Did an ancient flood contribute to Keezhadi’s abandonment?

CULTURE

25 DECEMBER 2025

  • Along the Vaigai river in southern Tamil Nadu, archaeologists have been excavating an old settlement at Keezhadi.
  • They have already found brick walls, channels that look like drains or small canals, floors made of fine clay, and many pieces of pottery.
  • These finds matter because Tamil poems from the Sangam period talk about busy towns and trade in this region, but the poems don’t give firm dates.
  • A recent study by researchers from the Physical Research Laboratory in Ahmedabad and the Department of Archaeology of Tamil Nadu has now reported when flood sediments covered the Keezhadi structures.
  • To do this, the team used a method called optically stimulated luminescence (OSL) dating.
  • Small grains of minerals, especially quartz, sit in the ground and slowly collect energy from natural radiation in the surrounding sediment.
  • Sunlight ‘resets’ this stored energy when the grains are exposed at the surface.
  • Later, if the grains are buried and kept away from light, they start storing energy again.
  • In an OSL lab, scientists stimulate the grains with light and measure the glow (or luminescence) they give off.
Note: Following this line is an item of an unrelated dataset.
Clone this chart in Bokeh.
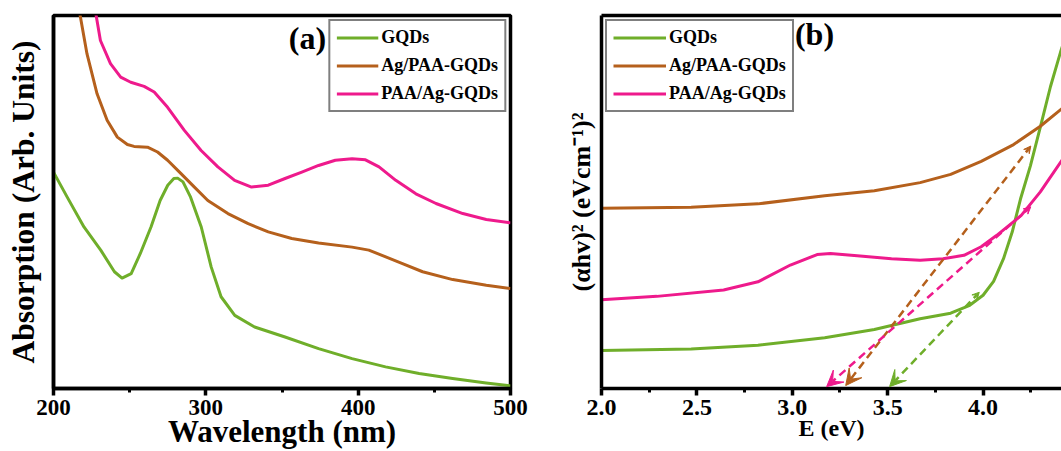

That glow helps estimate how long it has been since the grains last saw sunlight, which is usually close to the time they were buried by new sediment.
  • Taking all details together, the authors concluded that the burial of the “urban-like” structures at Keezhadi likely happened a little over a thousand years ago — around 1,155 years before present in their phrasing — and this burial was related to a high-energy flood event that deposited sands and then finer silts and clays on the floodplain.